Friday, May 22, 2020
Henry Smith is the Reporter for the Restatement (Fourth) of Property; he is joined by John Goldberg as an Associate Reporter in charge of the property torts. This 30-minute video covers basics of Tentative Draft No. 1, which would have been before the members at the ALI's Annual Meeting this month. John addresses trespass to land and additional trespass provisions the project intends to cover.
Thursday, May 21, 2020
Thursday, May 14, 2020
Wednesday, May 13, 2020
Cathy Sharkey has posted to SSRN The Opioid Litigation: The FDA is MIA. The abstract provides:
Opioid litigation provides a lens through which I explore the role of state and federal courts and the Food and Drug Administration (FDA) in striking the right balance of power. My purpose here is not to resolve the divide among the few courts that have weighed in on the preemption defense in the opioid cases before them; instead, it is to highlight the appropriate inquiry in which the courts should engage. Namely courts should scrutinize the regulatory actions taken by the FDA and evaluate the extent to which state tort law actions fall within or outside of the bounds of the risk analysis already undertaken by the FDA. Such an analysis would put pressure on the FDA to weigh in — either on its own or as invited by the courts — on the balance between its regulatory actions and the need for state tort law causes of action. The courts would then scrutinize input from the agency under “hard look” review. No longer could the FDA remain on the sidelines, as it has to date, amidst a public health crisis that is now playing out in the courts.
Friday, May 8, 2020
Steve Hedley has posted to SSRN Tort: The Long Good-Bye. The abstract provides:
Throughout history, tort – civil liability for wrongdoing – has been a prominent feature of many legal systems.
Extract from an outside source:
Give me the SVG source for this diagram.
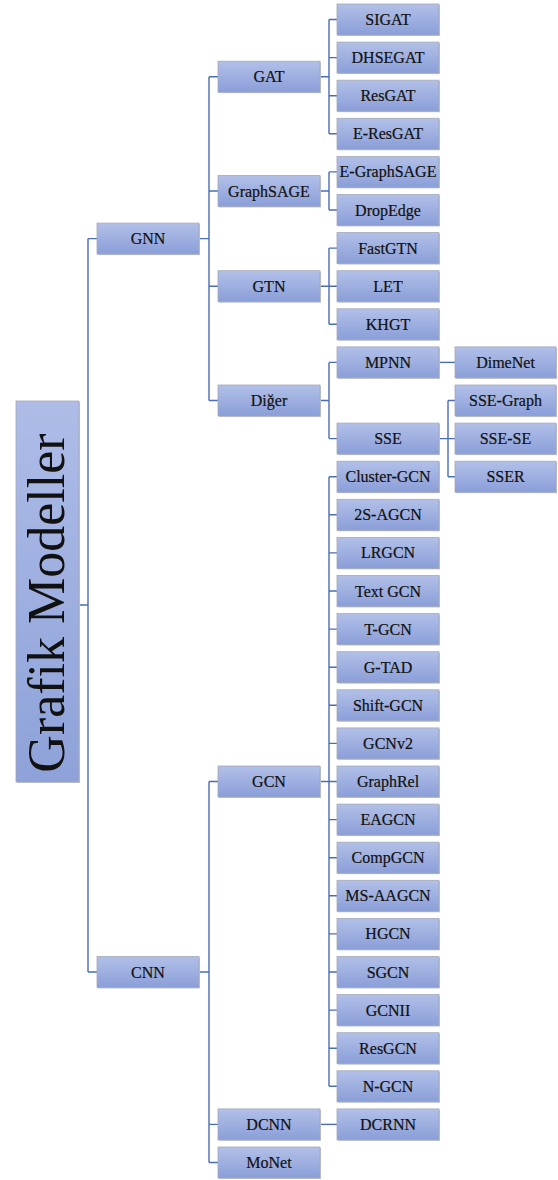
<svg xmlns="http://www.w3.org/2000/svg" width="558" height="1180" viewBox="0 0 558 1180">
<defs>
<linearGradient id="g" x1="0" y1="0" x2="0" y2="1">
<stop offset="0" stop-color="#b2c0e8"/>
<stop offset="1" stop-color="#8a9ed8"/>
</linearGradient>
<linearGradient id="gr" x1="0" y1="0" x2="0" y2="1">
<stop offset="0" stop-color="#aebce7"/>
<stop offset="1" stop-color="#8ea2d9"/>
</linearGradient>
</defs>
<style>
.b{fill:url(#g);stroke:#a3a9b8;stroke-width:0.8}
.s{fill:#c4c7cf}
text{font-family:"Liberation Serif","Times New Roman",serif}
.t{font-size:16px;fill:#111;stroke:#111;stroke-width:0.2;text-anchor:middle}
.c{fill:none;stroke:#4a6db3;stroke-width:1.4}
.rt{font-size:52px;fill:#111;text-anchor:middle}
</style>
<g id="connectors">
<path class="c" d="M79,605H88M88,238.6V972M88,238.6H97M88,972H97"/>
<path class="c" d="M199,238.6H209M209,76.7V400.5M209,76.7H218M209,191H218M209,286.2H218M209,400.5H218"/>
<path class="c" d="M320,76.7H329M329,19.5V133.8M329,19.5H337M329,57.6H337M329,95.7H337M329,133.8H337"/>
<path class="c" d="M320,191H329M329,171.9V210M329,171.9H337M329,210H337"/>
<path class="c" d="M320,286.2H329M329,248.1V324.3M329,248.1H337M329,286.2H337M329,324.3H337"/>
<path class="c" d="M320,400.5H329M329,362.4V438.6M329,362.4H337M329,438.6H337"/>
<path class="c" d="M439,362.4H455"/>
<path class="c" d="M439,438.6H448M448,400.5V476.7M448,400.5H455M448,438.6H455M448,476.7H455"/>
<path class="c" d="M199,972H209M209,781.5V1162.5M209,781.5H218M209,1124.4H218M209,1162.5H218"/>
<path class="c" d="M320,781.5H329M329,476.7V1086.3M329,476.7H337M329,514.8H337M329,552.9H337M329,591H337M329,629.1H337M329,667.2H337M329,705.3H337M329,743.4H337M329,781.5H337M329,819.6H337M329,857.7H337M329,895.8H337M329,933.9H337M329,972H337M329,1010.1H337M329,1048.2H337M329,1086.3H337"/>
<path class="c" d="M320,1124.4H337"/>
</g>
<g id="root">
<rect x="17" y="402" width="63" height="381" class="s"/>
<rect x="16" y="401" width="63" height="381" fill="url(#gr)" stroke="#a3a9b8" stroke-width="0.8"/>
<text class="rt" transform="translate(64,603) rotate(-90)">Grafik Modeller</text>
</g>
<g id="n-GNN"><rect x="98" y="224.1" width="102" height="31" class="s"/><rect x="97" y="223.1" width="102" height="31" class="b"/><text class="t" x="148" y="244.1">GNN</text></g>
<g id="n-CNN"><rect x="98" y="957.5" width="102" height="31" class="s"/><rect x="97" y="956.5" width="102" height="31" class="b"/><text class="t" x="148" y="977.5">CNN</text></g>
<g id="n-GAT"><rect x="219" y="62.2" width="102" height="31" class="s"/><rect x="218" y="61.2" width="102" height="31" class="b"/><text class="t" x="269" y="82.2">GAT</text></g>
<g id="n-GraphSAGE"><rect x="219" y="176.5" width="102" height="31" class="s"/><rect x="218" y="175.5" width="102" height="31" class="b"/><text class="t" x="269" y="196.5">GraphSAGE</text></g>
<g id="n-GTN"><rect x="219" y="271.7" width="102" height="31" class="s"/><rect x="218" y="270.7" width="102" height="31" class="b"/><text class="t" x="269" y="291.7">GTN</text></g>
<g id="n-Diger"><rect x="219" y="386" width="102" height="31" class="s"/><rect x="218" y="385" width="102" height="31" class="b"/><text class="t" x="269" y="406">Diğer</text></g>
<g id="n-GCN"><rect x="219" y="767" width="102" height="31" class="s"/><rect x="218" y="766" width="102" height="31" class="b"/><text class="t" x="269" y="787">GCN</text></g>
<g id="n-DCNN"><rect x="219" y="1109.9" width="102" height="31" class="s"/><rect x="218" y="1108.9" width="102" height="31" class="b"/><text class="t" x="269" y="1129.9">DCNN</text></g>
<g id="n-MoNet"><rect x="219" y="1148" width="102" height="31" class="s"/><rect x="218" y="1147" width="102" height="31" class="b"/><text class="t" x="269" y="1168">MoNet</text></g>
<g id="n-SIGAT"><rect x="338" y="5" width="102" height="31" class="s"/><rect x="337" y="4" width="102" height="31" class="b"/><text class="t" x="388" y="25">SIGAT</text></g>
<g id="n-DHSEGAT"><rect x="338" y="43.1" width="102" height="31" class="s"/><rect x="337" y="42.1" width="102" height="31" class="b"/><text class="t" x="388" y="63.1">DHSEGAT</text></g>
<g id="n-ResGAT"><rect x="338" y="81.2" width="102" height="31" class="s"/><rect x="337" y="80.2" width="102" height="31" class="b"/><text class="t" x="388" y="101.2">ResGAT</text></g>
<g id="n-E-ResGAT"><rect x="338" y="119.3" width="102" height="31" class="s"/><rect x="337" y="118.3" width="102" height="31" class="b"/><text class="t" x="388" y="139.3">E-ResGAT</text></g>
<g id="n-E-GraphSAGE"><rect x="338" y="157.4" width="102" height="31" class="s"/><rect x="337" y="156.4" width="102" height="31" class="b"/><text class="t" x="388" y="177.4">E-GraphSAGE</text></g>
<g id="n-DropEdge"><rect x="338" y="195.5" width="102" height="31" class="s"/><rect x="337" y="194.5" width="102" height="31" class="b"/><text class="t" x="388" y="215.5">DropEdge</text></g>
<g id="n-FastGTN"><rect x="338" y="233.6" width="102" height="31" class="s"/><rect x="337" y="232.6" width="102" height="31" class="b"/><text class="t" x="388" y="253.6">FastGTN</text></g>
<g id="n-LET"><rect x="338" y="271.7" width="102" height="31" class="s"/><rect x="337" y="270.7" width="102" height="31" class="b"/><text class="t" x="388" y="291.7">LET</text></g>
<g id="n-KHGT"><rect x="338" y="309.8" width="102" height="31" class="s"/><rect x="337" y="308.8" width="102" height="31" class="b"/><text class="t" x="388" y="329.8">KHGT</text></g>
<g id="n-MPNN"><rect x="338" y="347.9" width="102" height="31" class="s"/><rect x="337" y="346.9" width="102" height="31" class="b"/><text class="t" x="388" y="367.9">MPNN</text></g>
<g id="n-SSE"><rect x="338" y="424.1" width="102" height="31" class="s"/><rect x="337" y="423.1" width="102" height="31" class="b"/><text class="t" x="388" y="444.1">SSE</text></g>
<g id="n-DimeNet"><rect x="456" y="347.9" width="101" height="31" class="s"/><rect x="455" y="346.9" width="101" height="31" class="b"/><text class="t" x="505.5" y="367.9">DimeNet</text></g>
<g id="n-SSE-Graph"><rect x="456" y="386" width="101" height="31" class="s"/><rect x="455" y="385" width="101" height="31" class="b"/><text class="t" x="505.5" y="406">SSE-Graph</text></g>
<g id="n-SSE-SE"><rect x="456" y="424.1" width="101" height="31" class="s"/><rect x="455" y="423.1" width="101" height="31" class="b"/><text class="t" x="505.5" y="444.1">SSE-SE</text></g>
<g id="n-SSER"><rect x="456" y="462.2" width="101" height="31" class="s"/><rect x="455" y="461.2" width="101" height="31" class="b"/><text class="t" x="505.5" y="482.2">SSER</text></g>
<g id="n-Cluster-GCN"><rect x="338" y="462.2" width="102" height="31" class="s"/><rect x="337" y="461.2" width="102" height="31" class="b"/><text class="t" x="388" y="482.2">Cluster-GCN</text></g>
<g id="n-2S-AGCN"><rect x="338" y="500.3" width="102" height="31" class="s"/><rect x="337" y="499.3" width="102" height="31" class="b"/><text class="t" x="388" y="520.3">2S-AGCN</text></g>
<g id="n-LRGCN"><rect x="338" y="538.4" width="102" height="31" class="s"/><rect x="337" y="537.4" width="102" height="31" class="b"/><text class="t" x="388" y="558.4">LRGCN</text></g>
<g id="n-TextGCN"><rect x="338" y="576.5" width="102" height="31" class="s"/><rect x="337" y="575.5" width="102" height="31" class="b"/><text class="t" x="388" y="596.5">Text GCN</text></g>
<g id="n-T-GCN"><rect x="338" y="614.6" width="102" height="31" class="s"/><rect x="337" y="613.6" width="102" height="31" class="b"/><text class="t" x="388" y="634.6">T-GCN</text></g>
<g id="n-G-TAD"><rect x="338" y="652.7" width="102" height="31" class="s"/><rect x="337" y="651.7" width="102" height="31" class="b"/><text class="t" x="388" y="672.7">G-TAD</text></g>
<g id="n-Shift-GCN"><rect x="338" y="690.8" width="102" height="31" class="s"/><rect x="337" y="689.8" width="102" height="31" class="b"/><text class="t" x="388" y="710.8">Shift-GCN</text></g>
<g id="n-GCNv2"><rect x="338" y="728.9" width="102" height="31" class="s"/><rect x="337" y="727.9" width="102" height="31" class="b"/><text class="t" x="388" y="748.9">GCNv2</text></g>
<g id="n-GraphRel"><rect x="338" y="767" width="102" height="31" class="s"/><rect x="337" y="766" width="102" height="31" class="b"/><text class="t" x="388" y="787">GraphRel</text></g>
<g id="n-EAGCN"><rect x="338" y="805.1" width="102" height="31" class="s"/><rect x="337" y="804.1" width="102" height="31" class="b"/><text class="t" x="388" y="825.1">EAGCN</text></g>
<g id="n-CompGCN"><rect x="338" y="843.2" width="102" height="31" class="s"/><rect x="337" y="842.2" width="102" height="31" class="b"/><text class="t" x="388" y="863.2">CompGCN</text></g>
<g id="n-MS-AAGCN"><rect x="338" y="881.3" width="102" height="31" class="s"/><rect x="337" y="880.3" width="102" height="31" class="b"/><text class="t" x="388" y="901.3">MS-AAGCN</text></g>
<g id="n-HGCN"><rect x="338" y="919.4" width="102" height="31" class="s"/><rect x="337" y="918.4" width="102" height="31" class="b"/><text class="t" x="388" y="939.4">HGCN</text></g>
<g id="n-SGCN"><rect x="338" y="957.5" width="102" height="31" class="s"/><rect x="337" y="956.5" width="102" height="31" class="b"/><text class="t" x="388" y="977.5">SGCN</text></g>
<g id="n-GCNII"><rect x="338" y="995.6" width="102" height="31" class="s"/><rect x="337" y="994.6" width="102" height="31" class="b"/><text class="t" x="388" y="1015.6">GCNII</text></g>
<g id="n-ResGCN"><rect x="338" y="1033.7" width="102" height="31" class="s"/><rect x="337" y="1032.7" width="102" height="31" class="b"/><text class="t" x="388" y="1053.7">ResGCN</text></g>
<g id="n-N-GCN"><rect x="338" y="1071.8" width="102" height="31" class="s"/><rect x="337" y="1070.8" width="102" height="31" class="b"/><text class="t" x="388" y="1091.8">N-GCN</text></g>
<g id="n-DCRNN"><rect x="338" y="1109.9" width="102" height="31" class="s"/><rect x="337" y="1108.9" width="102" height="31" class="b"/><text class="t" x="388" y="1129.9">DCRNN</text></g>
</svg>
By compelling wrongdoers to compensate their victims, two immediate social needs are satisfied (wrongdoers are penalised, their victims supported), as are other goals (public order is upheld, justice is seen to be done). Yet in modern circumstances tort is less useful. Discouraging harmful behaviour is a fundamentally different project from supporting the sick and penniless. The main advantage of tort liability – that it contributes to a variety of essential policy aims – now makes it look muddled, or even an obstacle to progress. Tort is therefore bent out of shape in separating these aims. Yet we cannot finally say farewell to tort until all of its vital functions are replaced with better provision, which requires both political will and a fair degree of optimism – both currently rare commodities.